Option 1: Offer a solution
“Gossip doesn’t just happen at the water cooler anymore,” says Julie Jansen, career coach and author of You Want Me to Work With Who? And in case you didn’t already know, your employer can read what you’re saying online, even if it’s in a private message. “If you need to get something off your chest, talk to someone outside of work,” Jansen says.
Of course, you may still face some challenges since you can’t really control what comes out of your co-workers’ mouths. However, there are moves you can make to handle office gossip strategically when it reaches your ears.
Option 2: Vacate the premises
Even if you don’t contribute to the conversation, you’re still guilty by association. “Listening to someone else gossip does incriminate you on a certain level,” Jansen says. “You don’t want to be a bystander.”
Have an exit strategy prepared so you can politely remove yourself from the gossiping. Keep it simple. Say, “I’m sorry, I forgot I have to send an email,” or excuse yourself and go to the restroom.
Granted, this tactic may not be a long-term strategy (especially if the person gossips a lot), but it gets you away from the scene unscathed.

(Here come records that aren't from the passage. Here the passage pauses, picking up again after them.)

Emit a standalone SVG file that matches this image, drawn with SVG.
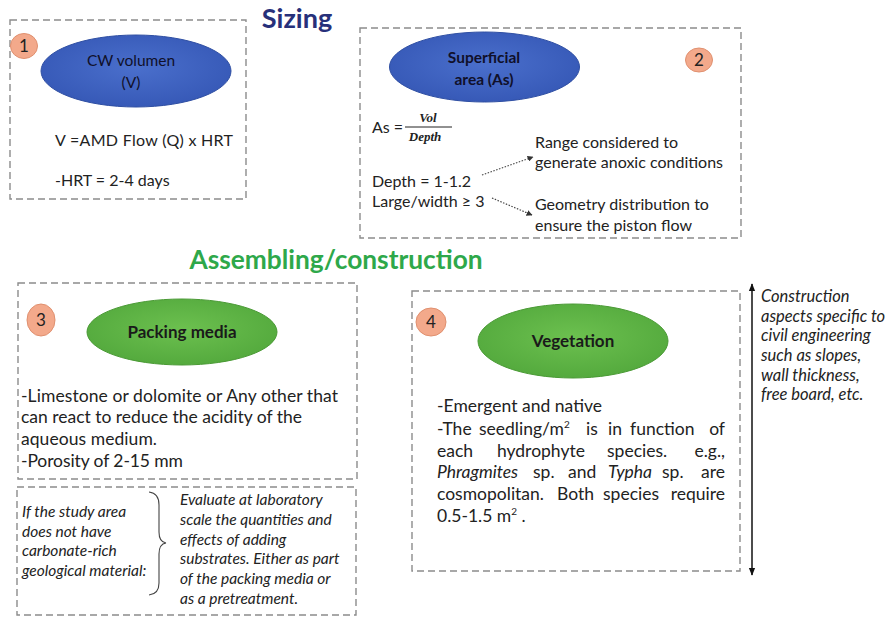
<svg xmlns="http://www.w3.org/2000/svg" width="894" height="621" viewBox="0 0 894 621">
<defs>
<radialGradient id="gBlue" cx="50%" cy="45%" r="60%"><stop offset="0" stop-color="#4a6fcc"/><stop offset="1" stop-color="#3557b5"/></radialGradient>
<radialGradient id="gGreen" cx="50%" cy="45%" r="60%"><stop offset="0" stop-color="#6cc04f"/><stop offset="1" stop-color="#52a83c"/></radialGradient>
<marker id="aDot" viewBox="0 0 10 10" refX="9" refY="5" markerWidth="6" markerHeight="6" orient="auto" markerUnits="userSpaceOnUse"><path d="M0,0 L10,5 L0,10 z" fill="#333"/></marker>
<marker id="aEnd" viewBox="0 0 10 10" refX="9" refY="5" markerWidth="8" markerHeight="8" orient="auto-start-reverse" markerUnits="userSpaceOnUse"><path d="M0,1 L10,5 L0,9 z" fill="#111"/></marker>
</defs>
<style>
.box{fill:none;stroke:#8c8c8c;stroke-width:1.4;stroke-dasharray:7 4}
.badge{fill:#f3a98b;stroke:#e0906f;stroke-width:1}
.bt{font-family:Lato,"Liberation Sans",sans-serif;font-size:17px;fill:#222;text-anchor:middle}
.el{font-family:Lato,"Liberation Sans",sans-serif;font-size:15.5px;fill:#10102a;text-anchor:middle}
.elb{font-family:Lato,"Liberation Sans",sans-serif;font-size:17px;font-weight:bold;fill:#1a1a1a;text-anchor:middle}
.t{font-family:Lato,"Liberation Sans",sans-serif;font-size:16px;fill:#222}
.t17{font-family:Lato,"Liberation Sans",sans-serif;font-size:17.5px;fill:#222}
.ti{font-family:Lato,"Liberation Sans",sans-serif;font-size:15.5px;font-style:italic;fill:#222}
.tn{font-family:Lato,"Liberation Sans",sans-serif;font-size:16.5px;font-style:italic;fill:#222}
.frac{font-family:"Liberation Serif",serif;font-size:13px;font-style:italic;font-weight:bold;fill:#222;text-anchor:middle}
.sup{font-size:10px}
</style>
<rect width="894" height="621" fill="#fff"/>
<text x="297" y="28" font-family="Lato,'Liberation Sans',sans-serif" font-size="27" font-weight="bold" fill="#27307a" text-anchor="middle">Sizing</text>
<text x="336" y="269" font-family="Lato,'Liberation Sans',sans-serif" font-size="26.3" font-weight="bold" fill="#2ea84a" text-anchor="middle">Assembling/construction</text>

<g id="node1">
<rect class="box" x="10" y="20" width="236" height="179"/>
<ellipse cx="136" cy="71" rx="95" ry="36" fill="url(#gBlue)" stroke="#2f4fa3" stroke-width="1"/>
<text class="el" x="131" y="66">CW volumen</text>
<text class="el" x="131" y="88">(V)</text>
<ellipse class="badge" cx="24" cy="46" rx="13.5" ry="12.5"/>
<text class="bt" x="24" y="52">1</text>
<text class="t" x="55" y="146" font-size="17" textLength="178" lengthAdjust="spacing">V =AMD Flow (Q) x HRT</text>
<text class="t" x="55" y="186" font-size="17">-HRT = 2-4 days</text>
</g>

<g id="node2">
<rect class="box" x="360" y="28" width="381" height="210"/>
<ellipse cx="484.5" cy="67" rx="95" ry="35" fill="url(#gBlue)" stroke="#2f4fa3" stroke-width="1"/>
<text class="el" x="484" y="63" font-weight="bold">Superficial</text>
<text class="el" x="484" y="85" font-weight="bold">area (As)</text>
<ellipse class="badge" cx="699" cy="60" rx="13.5" ry="12"/>
<text class="bt" x="699" y="66">2</text>
<text class="t" x="372" y="133">As =</text>
<text class="frac" x="428" y="122">Vol</text>
<line x1="405" y1="127" x2="452" y2="127" stroke="#222" stroke-width="1"/>
<text class="frac" x="425" y="141">Depth</text>
<text class="t" x="372" y="187">Depth = 1-1.2</text>
<text class="t" x="372" y="207">Large/width ≥ 3</text>
<text class="t" x="535" y="148">Range considered to</text>
<text class="t" x="535" y="168">generate anoxic conditions</text>
<text class="t" x="535" y="210">Geometry distribution to</text>
<text class="t" x="535" y="231">ensure the piston flow</text>
</g>

<g id="node3">
<rect class="box" x="18" y="283" width="339" height="196"/>
<ellipse cx="182" cy="332" rx="95" ry="33" fill="url(#gGreen)" stroke="#4a9a35" stroke-width="1"/>
<text class="elb" x="182" y="338">Packing media</text>
<ellipse class="badge" cx="41" cy="320" rx="14" ry="16"/>
<text class="bt" x="41" y="326">3</text>
<text class="t17" x="21" y="402" textLength="317" lengthAdjust="spacing">-Limestone or dolomite or Any other that</text>
<text class="t17" x="21" y="423" textLength="281" lengthAdjust="spacing">can react to reduce the acidity of the</text>
<text class="t17" x="21" y="445" textLength="136" lengthAdjust="spacing">aqueous medium.</text>
<text class="t17" x="21" y="467" textLength="162" lengthAdjust="spacing">-Porosity of 2-15 mm</text>
</g>

<g id="node3b">
<rect class="box" x="17" y="487" width="339" height="128"/>
<text class="ti" x="22" y="517">If the study area</text>
<text class="ti" x="22" y="537">does not have</text>
<text class="ti" x="22" y="556">carbonate-rich</text>
<text class="ti" x="22" y="576">geological material:</text>
<path d="M149,492 Q159,493 159,505 L159,532 Q159,542 166,543 Q159,544 159,554 L159,583 Q159,594 149,595" fill="none" stroke="#444" stroke-width="1.1"/>
<text class="ti" x="180" y="505">Evaluate at laboratory</text>
<text class="ti" x="180" y="525">scale the quantities and</text>
<text class="ti" x="180" y="545">effects of adding</text>
<text class="ti" x="180" y="564">substrates. Either as part</text>
<text class="ti" x="180" y="584">of the packing media or</text>
<text class="ti" x="180" y="604">as a pretreatment.</text>
</g>

<g id="node4">
<rect class="box" x="412" y="291" width="328" height="280"/>
<ellipse cx="573" cy="341" rx="95" ry="37" fill="url(#gGreen)" stroke="#4a9a35" stroke-width="1"/>
<text class="elb" x="573" y="347">Vegetation</text>
<ellipse class="badge" cx="431" cy="322" rx="15" ry="14"/>
<text class="bt" x="431" y="328">4</text>
<text class="t17" x="437" y="412" textLength="165" lengthAdjust="spacing">-Emergent and native</text>
<text class="t17" y="435"><tspan x="437">-The</tspan><tspan x="479">seedling/m</tspan><tspan class="sup" dy="-7">2</tspan><tspan x="586" dy="7">is</tspan><tspan x="608">in</tspan><tspan x="630">function</tspan><tspan x="725" text-anchor="end">of</tspan></text>
<text class="t17" y="457"><tspan x="437">each</tspan><tspan x="497">hydrophyte</tspan><tspan x="607">species.</tspan><tspan x="725" text-anchor="end">e.g.,</tspan></text>
<text class="t17" y="478"><tspan x="437" font-style="italic">Phragmites</tspan><tspan x="533">sp.</tspan><tspan x="568">and</tspan><tspan x="608" font-style="italic">Typha</tspan><tspan x="662">sp.</tspan><tspan x="725" text-anchor="end">are</tspan></text>
<text class="t17" y="500"><tspan x="437">cosmopolitan.</tspan><tspan x="557">Both</tspan><tspan x="603">species</tspan><tspan x="725" text-anchor="end">require</tspan></text>
<text class="t17" x="437" y="522">0.5-1.5 m<tspan class="sup" dy="-7">2</tspan><tspan dy="7"> .</tspan></text>
</g>

<g id="note">
<text class="tn" x="761" y="302">Construction</text>
<text class="tn" x="761" y="322">aspects specific to</text>
<text class="tn" x="761" y="341">civil engineering</text>
<text class="tn" x="761" y="361">such as slopes,</text>
<text class="tn" x="761" y="381">wall thickness,</text>
<text class="tn" x="761" y="400">free board, etc.</text>
</g>

<g id="connectors">
<line x1="482" y1="175" x2="533" y2="157" stroke="#444" stroke-width="1.2" stroke-dasharray="1.5 1.5" marker-end="url(#aDot)"/>
<line x1="492" y1="198" x2="532" y2="215" stroke="#444" stroke-width="1.2" stroke-dasharray="1.5 1.5" marker-end="url(#aDot)"/>
<line x1="752" y1="284" x2="752" y2="575" stroke="#111" stroke-width="1.5" marker-start="url(#aEnd)" marker-end="url(#aEnd)"/>
</g>
</svg>
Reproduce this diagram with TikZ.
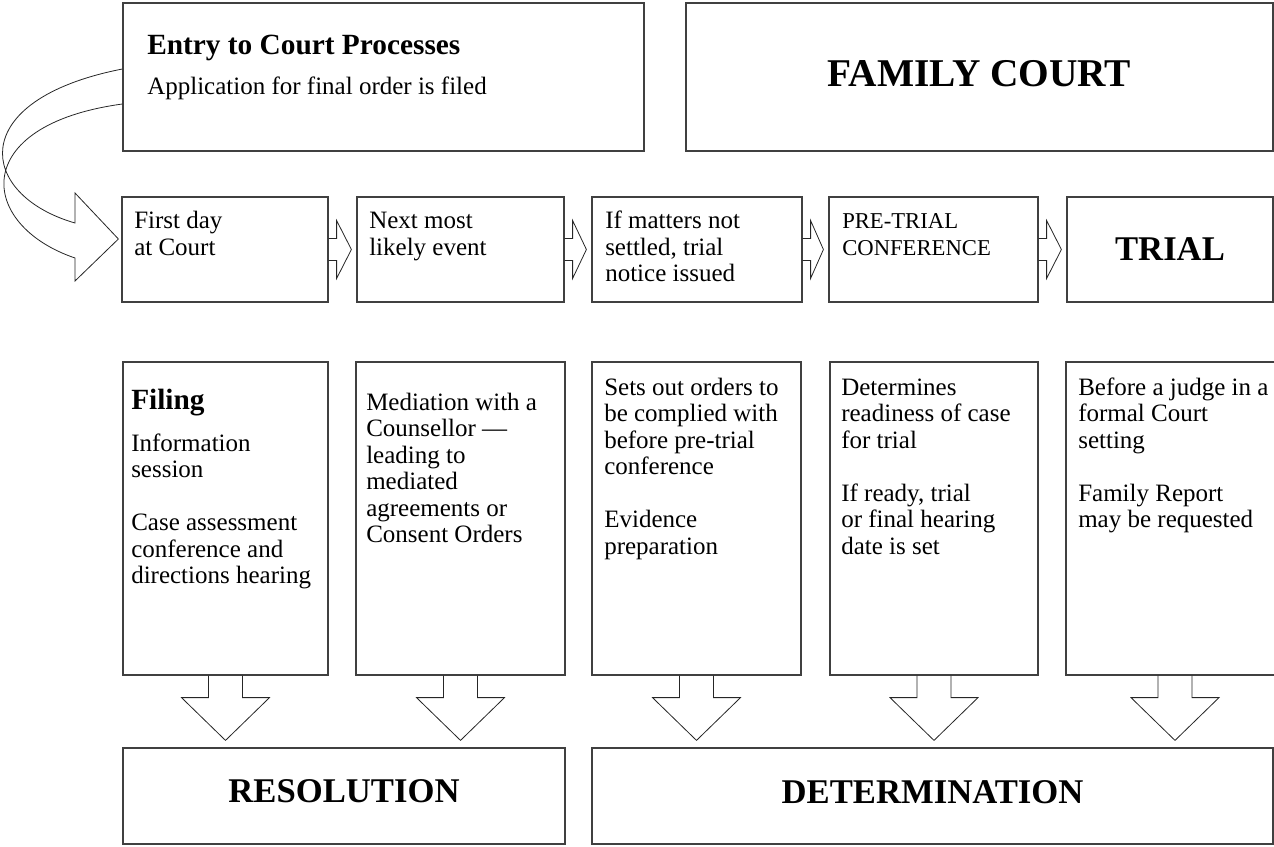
\documentclass[tikz,border=0pt]{standalone}
\usepackage{fontspec}
\setmainfont{Liberation Serif}
\usetikzlibrary{fit,calc}
\begin{document}
\begin{tikzpicture}[x=0.75pt,y=-0.75pt,
  box/.style={draw=black!75, line width=0.9pt, inner sep=0pt},
  blk/.style={draw=black!85, line width=0.6pt, line join=miter},
  body/.style={font=\fontsize{18.75}{19.875}\selectfont, inner sep=0pt, align=left, anchor=north west, text=black},
  headtxt/.style={font=\bfseries\fontsize{22}{26}\selectfont, inner sep=0pt, anchor=base west, text=black},
  bigtxt/.style={font=\bfseries\fontsize{26}{30}\selectfont, inner sep=0pt, text=black},
]
\useasboundingbox (0,0) rectangle (1274,846);
\clip (0,0) rectangle (1274,846);

% top row
\node[box, fit={(123,3) (644,151)}] (entry) {};
\node[headtxt] (entryh) at (147,54) {Entry to Court Processes};
\node[body, anchor=base west] (entryt) at (147,94) {Application for final order is filed};
\node[box, fit={(686,3) (1273,151)}] (fam) {};
\node[bigtxt, font=\bfseries\fontsize{29.5}{33}\selectfont] (famt) at ($(fam.center)+(0,-3)$) {FAMILY COURT};

% second row
\node[box, fit={(122,197) (328,302)}] (s1) {};
\node[box, fit={(357,197) (564,302)}] (s2) {};
\node[box, fit={(592,197) (802,302)}] (s3) {};
\node[box, fit={(829,197) (1038,302)}] (s4) {};
\node[box, fit={(1067,197) (1273,302)}] (s5) {};
\node[body] (s1t) at (134,210) {\strut First day\\at Court};
\node[body] (s2t) at (369,210) {\strut Next most\\likely event};
\node[body] (s3t) at (605,210) {\strut If matters not\\settled, trial\\notice issued};
\node[body, font=\fontsize{17}{19.875}\selectfont] (s4t) at (842,210) {\strut PRE-TRIAL\\CONFERENCE};
\node[bigtxt] (s5t) at (s5.center) {TRIAL};

\foreach \a/\b in {s1/s2, s2/s3, s3/s4, s4/s5}{
  \draw[blk] ($(\a.east)+(0,-11)$) -- ($(\a.east)+(8,-11)$) -- ($(\a.east)+(8,-29)$)
    -- ($(\b.west)+(-5,0)$) -- ($(\a.east)+(8,29)$) -- ($(\a.east)+(8,11)$) -- ($(\a.east)+(0,11)$);
}

% curved arrow
\draw[blk] ($(entry.west)+(0,-8)$) .. controls (-36,100) and (-22,195) .. (75,223)
  -- (75,193) -- ($(s1.west)+(-3,-10.5)$) -- (75,281) -- (75,258)
  .. controls (-22,225) and (-32,125) .. ($(entry.west)+(0,27)$);

% third row
\node[box, fit={(123,362) (328,675)}] (d1) {};
\node[box, fit={(356,362) (565,675)}] (d2) {};
\node[box, fit={(592,362) (801,675)}] (d3) {};
\node[box, fit={(830,362) (1038,675)}] (d4) {};
\node[box, fit={(1066,362) (1284,675)}] (d5) {};
\node[headtxt] (d1h) at (131,409) {Filing};
\node[body] (d1t) at (131,432.5) {\strut Information\\session\\[19.875pt]Case assessment\\conference and\\directions hearing};
\node[body] (d2t) at (366,391.5) {\strut Mediation with a\\Counsellor —\\leading to\\mediated\\agreements or\\Consent Orders};
\node[body] (d3t) at (604,376.5) {\strut Sets out orders to\\be complied with\\before pre-trial\\conference\\[19.875pt]Evidence\\preparation};
\node[body] (d4t) at (841,376.5) {\strut Determines\\readiness of case\\for trial\\[19.875pt]If ready, trial\\or final hearing\\date is set};
\node[body] (d5t) at (1078,376.5) {\strut Before a judge in a\\formal Court\\setting\\[19.875pt]Family Report\\may be requested};

% bottom row
\node[box, fit={(123,748) (565,844)}] (res) {};
\node[box, fit={(592,748) (1273,844)}] (det) {};
\node[bigtxt] (rest) at ($(res.center)+(0,-5)$) {RESOLUTION};
\node[bigtxt] (dett) at ($(det.center)+(0,-4)$) {DETERMINATION};

\foreach \a/\b/\dx in {d1/res/4, d2/res/0, d3/det/2, d4/det/0, d5/det/0}{
  \draw[blk, xshift=\dx*0.75pt] ($(\a.south)+(-17,0)$) -- ($(\a.south)+(-17,22)$) -- ($(\a.south)+(-44,22)$)
    -- ($(\a.south |- \b.north)+(0,-7)$) -- ($(\a.south)+(44,22)$) -- ($(\a.south)+(17,22)$) -- ($(\a.south)+(17,0)$);
}
\end{tikzpicture}
\end{document}
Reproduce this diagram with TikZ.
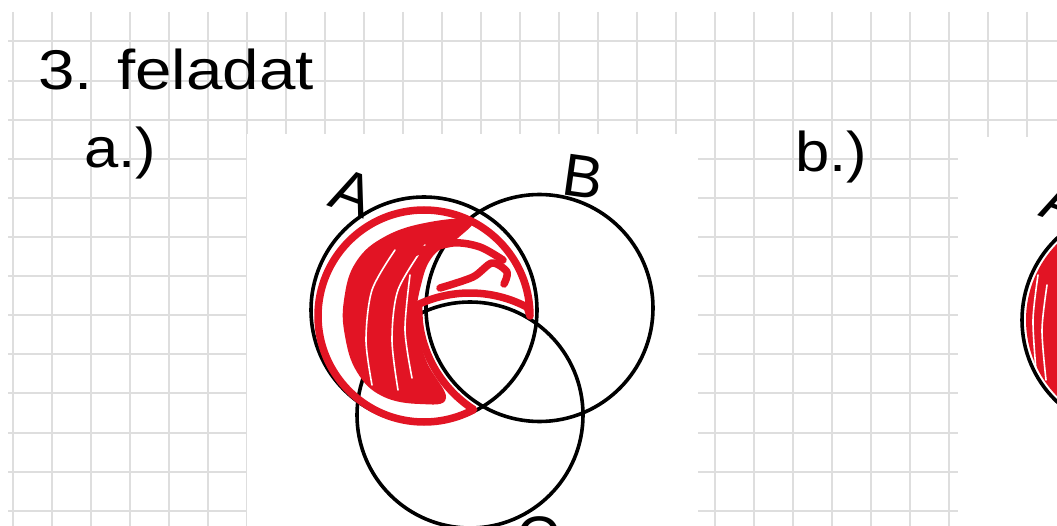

Option 3: Change the conversation topic
This move requires some finesse. Jansen recommends steering the conversation toward a safe, innocuous topic, like movies (“I saw a preview for XYZ movie, and it looks great. Do you think you’ll go see it?”) or sports (“Did you catch the game last night?”). When in doubt, compliment the gossiper, ask to see pictures of their pets, or find out what their weekend plans are.